Fire Safety Engineering
Definition - What does Fire Safety Engineering mean?
Fire safety engineering (or fire protection engineering) is the use of engineering principles to protect individuals and property from fire risks. It can encompass the full range of fire safety considerations within a given area or structure, including assessing:
- The risk posed by various fire sources
- How fast fire could spread within a given area
- How quickly workers can evacuate from the structure in the event of a fire
- How effective any fire suppression equipment may be
In order to ensure that fire risks are minimized to the greatest extent practicable, fire safety engineers are often consulted as part of the initial design process for buildings, industrial facilities, and other structures.
Safeopedia explains Fire Safety Engineering
Fire safety engineers work to save lives before a fire occurs by influencing the architecture and design of a structure to minimize the risk posed by fire; subsequent to the design process, the fire safety engineer will determine what fire protection equipment a structure needs to effectively suppress a fire in the event that one occurs. As different types of structures carry different types of risk, it is the responsibility of the fire safety engineer to determine how the material features of a particular structure affect its fire suppression needs.

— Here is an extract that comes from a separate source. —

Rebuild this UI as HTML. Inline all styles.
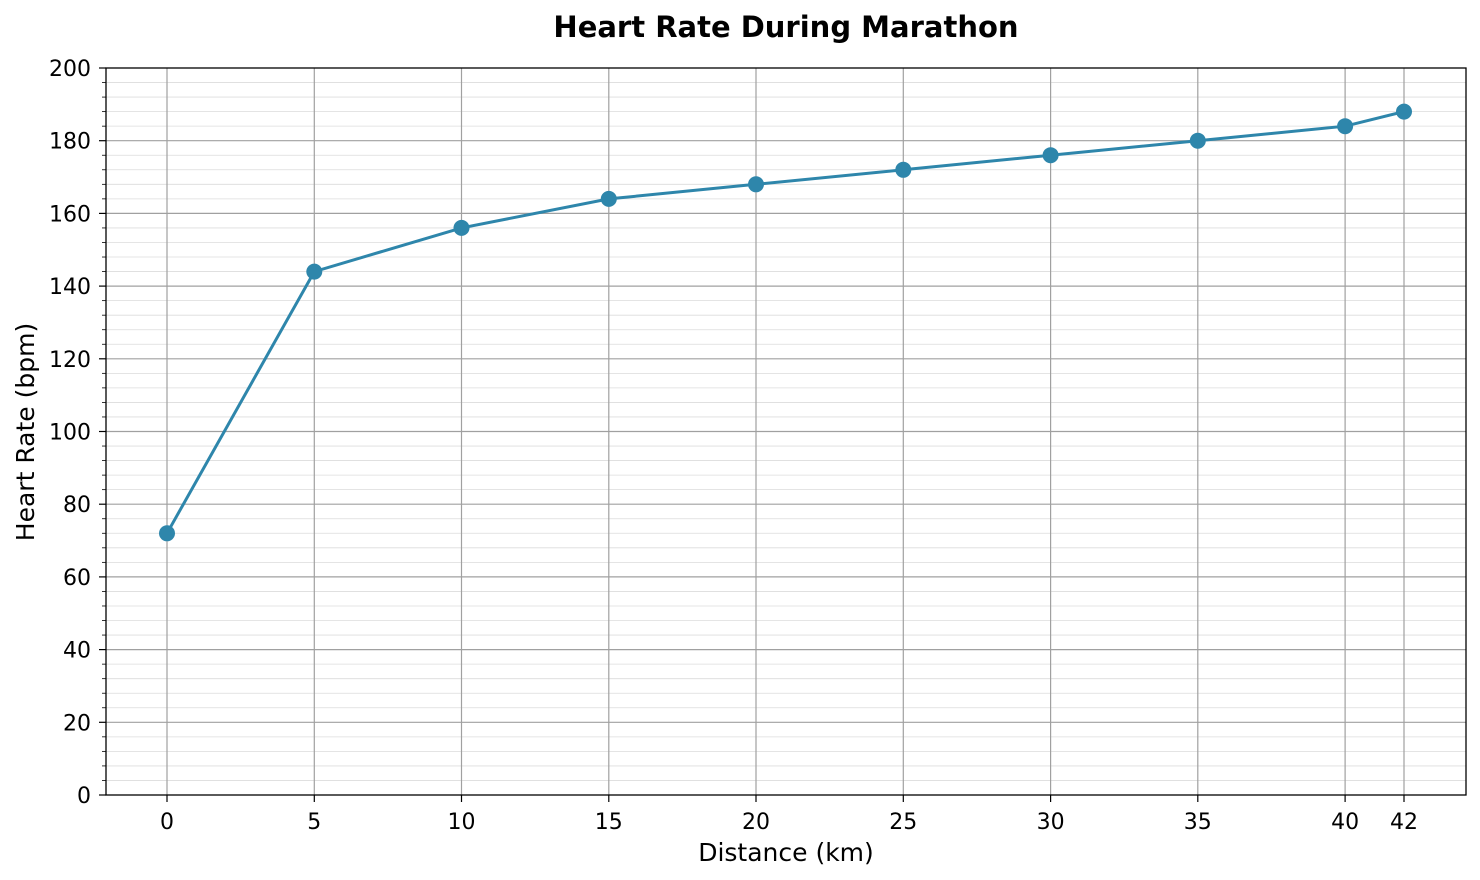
<!DOCTYPE html>
<html><head><meta charset="utf-8"><style>body{margin:0;background:#fff}svg{display:block;font-family:"DejaVu Sans","Liberation Sans",sans-serif}</style></head>
<body>
<svg width="1480" height="880" viewBox="0 0 1480 880" xmlns="http://www.w3.org/2000/svg">
<rect width="1480" height="880" fill="#fff"/>
<defs>
<g id="m">
<line x1="106" x2="1466" y1="-14.54" y2="-14.54" stroke="#dcdcdc" stroke-width="0.8"/>
<line x1="106" x2="1466" y1="-29.08" y2="-29.08" stroke="#dcdcdc" stroke-width="0.8"/>
<line x1="106" x2="1466" y1="-43.62" y2="-43.62" stroke="#dcdcdc" stroke-width="0.8"/>
<line x1="106" x2="1466" y1="-58.16" y2="-58.16" stroke="#dcdcdc" stroke-width="0.8"/>
<line x1="102" x2="106" y1="-14.54" y2="-14.54" stroke="#000" stroke-width="0.8"/>
<line x1="102" x2="106" y1="-29.08" y2="-29.08" stroke="#000" stroke-width="0.8"/>
<line x1="102" x2="106" y1="-43.62" y2="-43.62" stroke="#000" stroke-width="0.8"/>
<line x1="102" x2="106" y1="-58.16" y2="-58.16" stroke="#000" stroke-width="0.8"/>
</g>
</defs>
<use href="#m" y="795"/><use href="#m" y="722.3"/><use href="#m" y="649.6"/><use href="#m" y="576.9"/><use href="#m" y="504.2"/>
<use href="#m" y="431.5"/><use href="#m" y="358.8"/><use href="#m" y="286.1"/><use href="#m" y="213.4"/><use href="#m" y="140.7"/>
<g stroke="#a0a0a0" stroke-width="1.2">
<line x1="106" x2="1466" y1="722.3" y2="722.3"/><line x1="106" x2="1466" y1="649.6" y2="649.6"/>
<line x1="106" x2="1466" y1="576.9" y2="576.9"/><line x1="106" x2="1466" y1="504.2" y2="504.2"/>
<line x1="106" x2="1466" y1="431.5" y2="431.5"/><line x1="106" x2="1466" y1="358.8" y2="358.8"/>
<line x1="106" x2="1466" y1="286.1" y2="286.1"/><line x1="106" x2="1466" y1="213.4" y2="213.4"/>
<line x1="106" x2="1466" y1="140.7" y2="140.7"/>
<line x1="167" x2="167" y1="68" y2="795"/><line x1="314.3" x2="314.3" y1="68" y2="795"/>
<line x1="461.5" x2="461.5" y1="68" y2="795"/><line x1="608.8" x2="608.8" y1="68" y2="795"/>
<line x1="756" x2="756" y1="68" y2="795"/><line x1="903.3" x2="903.3" y1="68" y2="795"/>
<line x1="1050.6" x2="1050.6" y1="68" y2="795"/><line x1="1197.8" x2="1197.8" y1="68" y2="795"/>
<line x1="1345.1" x2="1345.1" y1="68" y2="795"/><line x1="1404" x2="1404" y1="68" y2="795"/>
</g>
<g stroke="#000" stroke-width="1.2">
<line x1="99" x2="106" y1="795" y2="795"/><line x1="99" x2="106" y1="722.3" y2="722.3"/><line x1="99" x2="106" y1="649.6" y2="649.6"/>
<line x1="99" x2="106" y1="576.9" y2="576.9"/><line x1="99" x2="106" y1="504.2" y2="504.2"/><line x1="99" x2="106" y1="431.5" y2="431.5"/>
<line x1="99" x2="106" y1="358.8" y2="358.8"/><line x1="99" x2="106" y1="286.1" y2="286.1"/><line x1="99" x2="106" y1="213.4" y2="213.4"/>
<line x1="99" x2="106" y1="140.7" y2="140.7"/><line x1="99" x2="106" y1="68" y2="68"/>
<line x1="167" x2="167" y1="795" y2="802"/><line x1="314.3" x2="314.3" y1="795" y2="802"/><line x1="461.5" x2="461.5" y1="795" y2="802"/>
<line x1="608.8" x2="608.8" y1="795" y2="802"/><line x1="756" x2="756" y1="795" y2="802"/><line x1="903.3" x2="903.3" y1="795" y2="802"/>
<line x1="1050.6" x2="1050.6" y1="795" y2="802"/><line x1="1197.8" x2="1197.8" y1="795" y2="802"/><line x1="1345.1" x2="1345.1" y1="795" y2="802"/>
<line x1="1404" x2="1404" y1="795" y2="802"/>
</g>
<rect x="106" y="68" width="1360" height="727" fill="none" stroke="#000" stroke-width="1.3"/>
<g font-size="22" text-anchor="end">
<text x="91" y="803">0</text><text x="91" y="730.3">20</text><text x="91" y="657.6">40</text><text x="91" y="584.9">60</text>
<text x="91" y="512.2">80</text><text x="91" y="439.5">100</text><text x="91" y="366.8">120</text><text x="91" y="294.1">140</text>
<text x="91" y="221.4">160</text><text x="91" y="148.7">180</text><text x="91" y="76">200</text>
</g>
<g font-size="22" text-anchor="middle">
<text x="167" y="829">0</text><text x="314.3" y="829">5</text><text x="461.5" y="829">10</text><text x="608.8" y="829">15</text>
<text x="756" y="829">20</text><text x="903.3" y="829">25</text><text x="1050.6" y="829">30</text><text x="1197.8" y="829">35</text>
<text x="1345.1" y="829">40</text><text x="1404" y="829">42</text>
</g>
<polyline fill="none" stroke="#2e86ab" stroke-width="3" points="167,533.3 314.3,271.6 461.5,227.9 608.8,198.9 756,184.3 903.3,169.8 1050.6,155.2 1197.8,140.7 1345.1,126.2 1404,111.6"/>
<g fill="#2e86ab">
<circle cx="167" cy="533.3" r="8"/><circle cx="314.3" cy="271.6" r="8"/><circle cx="461.5" cy="227.9" r="8"/>
<circle cx="608.8" cy="198.9" r="8"/><circle cx="756" cy="184.3" r="8"/><circle cx="903.3" cy="169.8" r="8"/>
<circle cx="1050.6" cy="155.2" r="8"/><circle cx="1197.8" cy="140.7" r="8"/><circle cx="1345.1" cy="126.2" r="8"/>
<circle cx="1404" cy="111.6" r="8"/>
</g>
<text x="786" y="37" text-anchor="middle" font-size="29" font-weight="bold">Heart Rate During Marathon</text>
<text x="786" y="861" text-anchor="middle" font-size="25">Distance (km)</text>
<text transform="translate(34,432) rotate(-90)" text-anchor="middle" font-size="25">Heart Rate (bpm)</text>
</svg>
</body></html>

Fire safety engineers typically have a strong working knowledge of the various regulatory regimes that are used to enforce fire safety within their location of work, and understand how to design fire protection systems in a manner that ensures compliance with those regimes. In order to carry out their work effectively they are required to have a knowledge of the chemical properties associated with building materials, furnishings, and fire suppressant agents, so that they can accurately understand how those factors affect the risk of fire within a given area.
A significant aspect of modern fire safety engineering is the use of risk analysis tools. These risk-based calculations often require the use of sophisticated software that enables the engineer to model specific building environments in order to assess the risk a potential fire could pose to life and property under various conditions and scenarios.